I know that for every $p\in\mathbb{R}^n$ the map \begin{align} \Phi_p\colon\mathbb{R}^n&\to T_p\mathbb{R}^n\\ v&\mapsto D_{v,p} \end{align} is an isomorphism, where \begin{align} D_{v,p}\colon C^{\infty}(\mathbb{R}^n,\mathbb{R})&\to\mathbb{R}\\ f&\mapsto D_{v,p}f \end{align} is the directional derivative.

But is there an explicit formula for ${\Phi_p}^{-1}(v)$ for a given $v\in T_p\mathbb{R}^n$?

Answer 1

Yes, there is: \begin{align} {\Phi_p}^{-1}(v)=e_iv(e^i), \end{align}

where $(e_1,\dots,e_n)$ is the standard basis of $\mathbb{R}^n$ and $(e^1,\dots,e^n)$ is the dual basis.
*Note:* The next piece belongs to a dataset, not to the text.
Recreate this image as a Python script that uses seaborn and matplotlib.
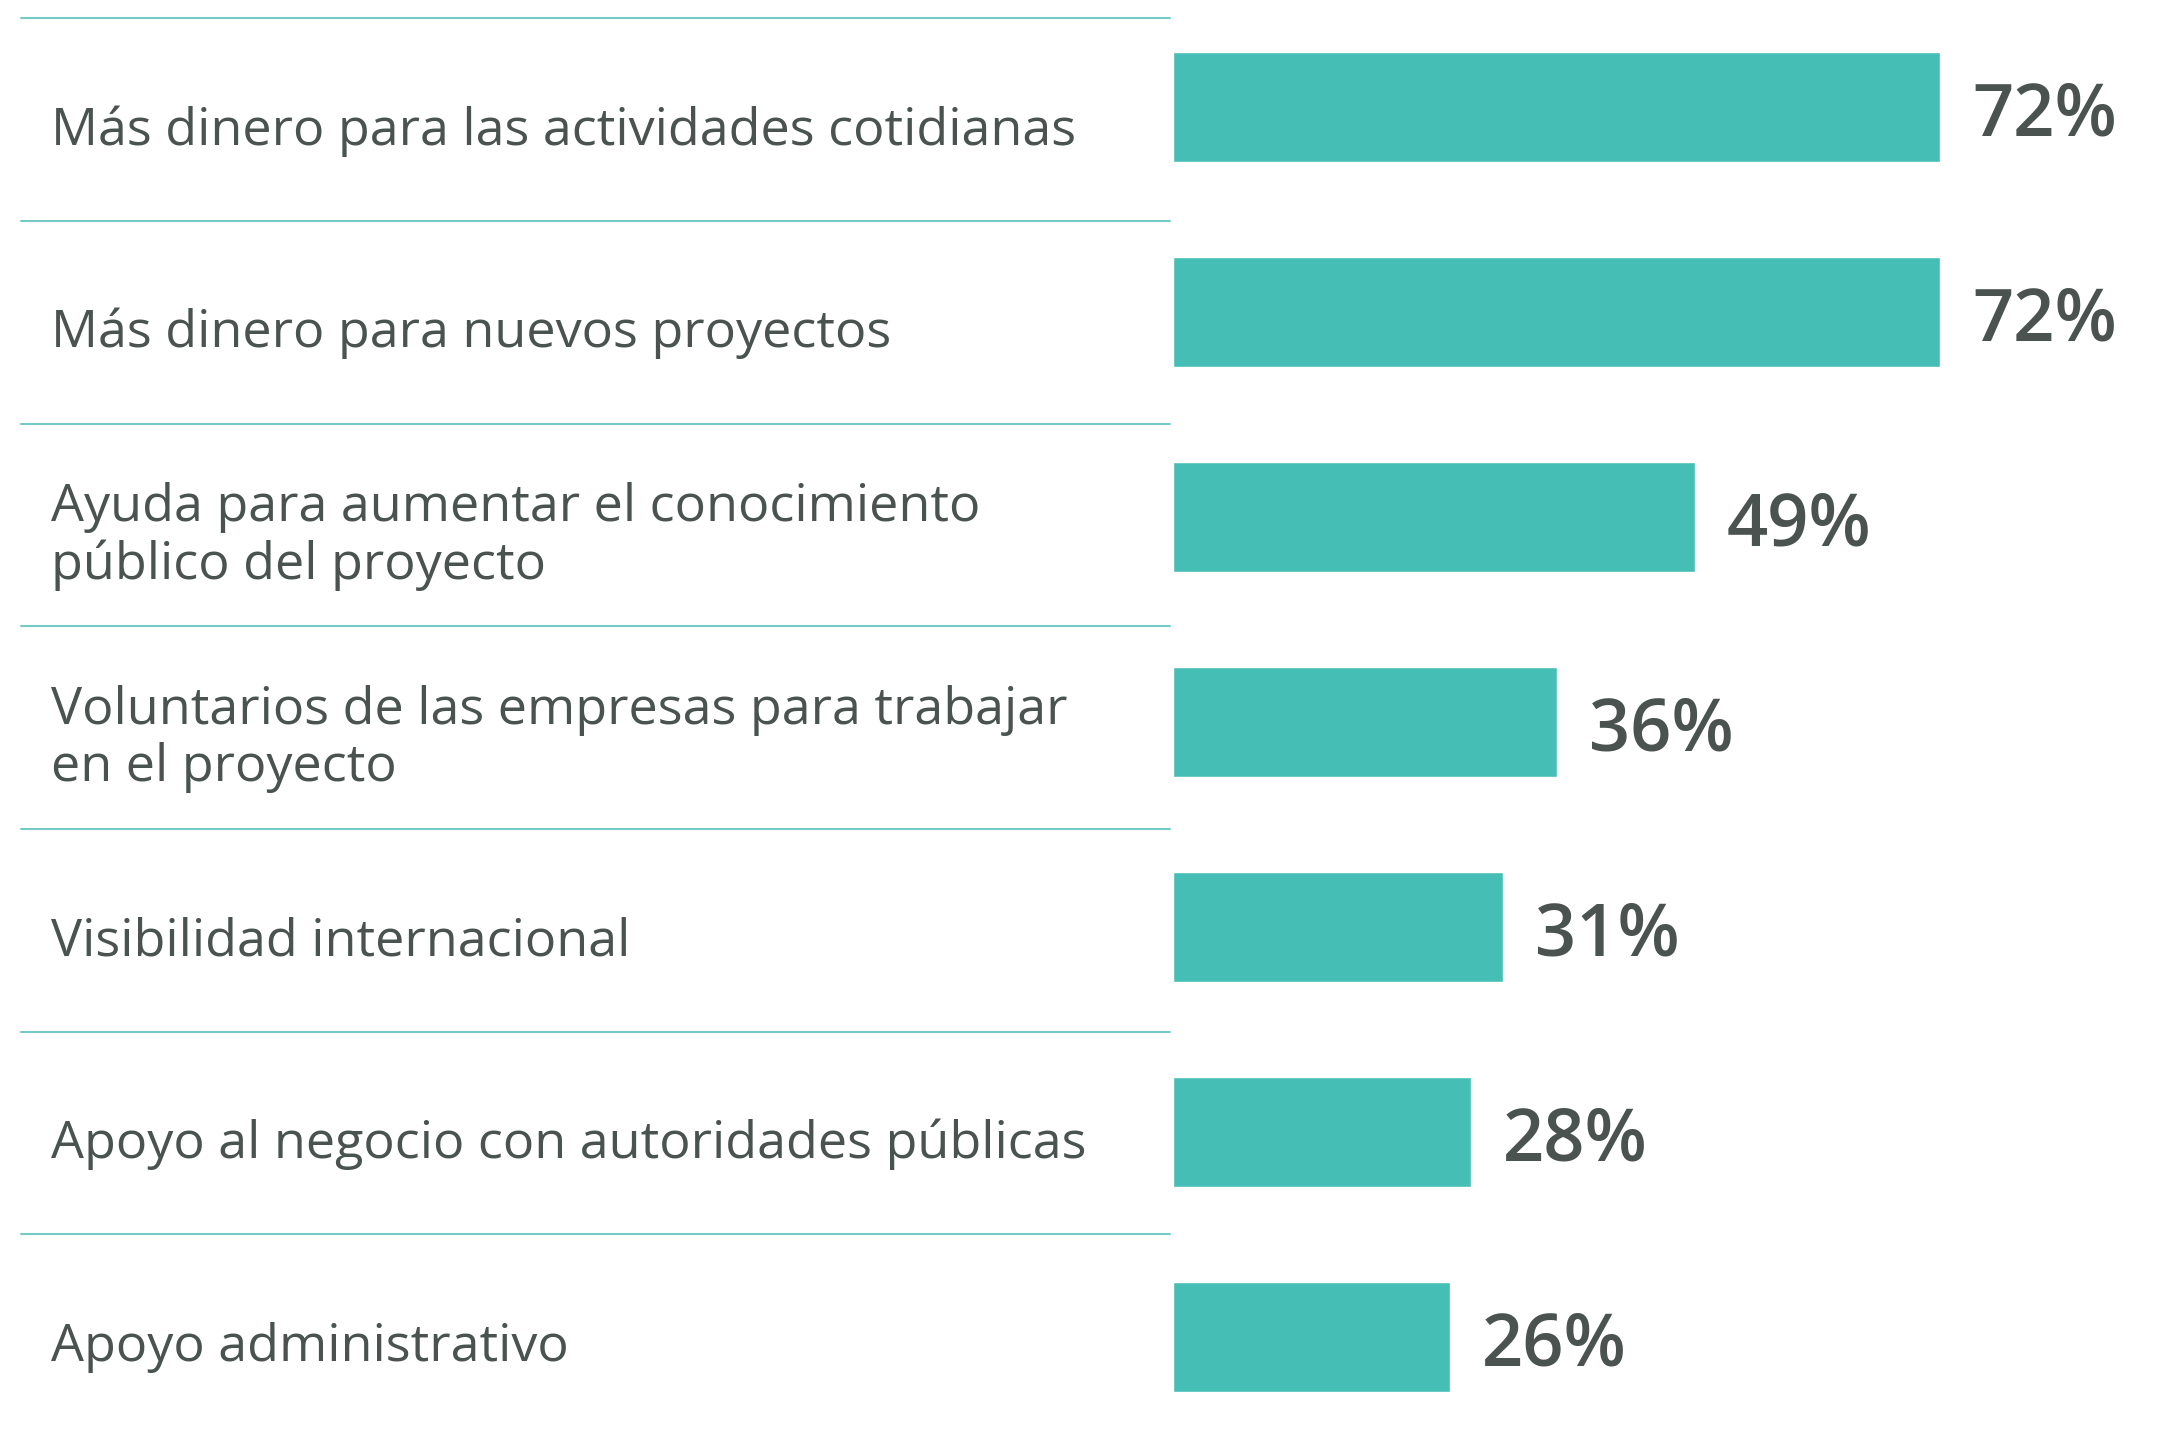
import matplotlib
matplotlib.use("Agg")
import matplotlib.pyplot as plt
import seaborn as sns
import pandas as pd

# === Data ===
labels = [
    "Más dinero para las actividades cotidianas",
    "Más dinero para nuevos proyectos",
    "Ayuda para aumentar el conocimiento\npúblico del proyecto",
    "Voluntarios de las empresas para trabajar\nen el proyecto",
    "Visibilidad internacional",
    "Apoyo al negocio con autoridades públicas",
    "Apoyo administrativo",
]
values = [72, 72, 49, 36, 31, 28, 26]
value_labels = ["72%", "72%", "49%", "36%", "31%", "28%", "26%"]

df = pd.DataFrame({"label": labels, "value": values})

BAR = "#45BFB6"
TEXT = "#4A5350"
RULE = "#74CBC6"

sns.set_theme(style="white")
plt.rcParams["font.family"] = ["Open Sans", "DejaVu Sans"]

fig = plt.figure(figsize=(21.77, 14.29), dpi=100)
ax = fig.add_axes([0, 0, 1, 1])

sns.barplot(data=df, x="value", y="label", orient="h", color=BAR,
            width=0.54, saturation=1, ax=ax)

ax.set_xlim(-110, 94.2)
ax.set_ylim(6.449, -0.522)
ax.axis("off")

# text rows sit on a slightly tighter pitch than the bars
pitch = 0.989

# row separators
for i in range(len(labels)):
    ax.axhline(-0.434 + i * pitch, xmin=21 / 2177, xmax=1170 / 2177,
               color=RULE, lw=1.5)

# category labels on the left
trans = ax.get_yaxis_transform()
for i, lab in enumerate(labels):
    ax.text(51 / 2177, 0.117 + i * pitch, lab, transform=trans, ha="left",
            va="center", fontsize=37.5, color=TEXT, linespacing=1.15)

# value labels
for i, (v, t) in enumerate(zip(values, value_labels)):
    ax.text(v + 3.0, i + 0.045, t, ha="left", va="center",
            fontsize=52, fontweight="semibold", color=TEXT)

fig.savefig("out.png", dpi=100)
The proof (which involves Taylor's theorem) is part of the proof of Proposition 3.2 in John Lee's book "Introduction to smooth manifolds".

Answer 2

HINT: Suppose $\Phi_p \in T_p(\Bbb R^n)$(that is, it's a derivation of the algebra $C^{\infty}(\Bbb R^n.\Bbb R)$). Now let $\alpha_i = \Phi_p(x^i)$ where $x^i$ is the coordinate projection. Now show that $\Phi_p = D_{v,p}$ where $v = (\alpha_1,\dots,\alpha_n)$.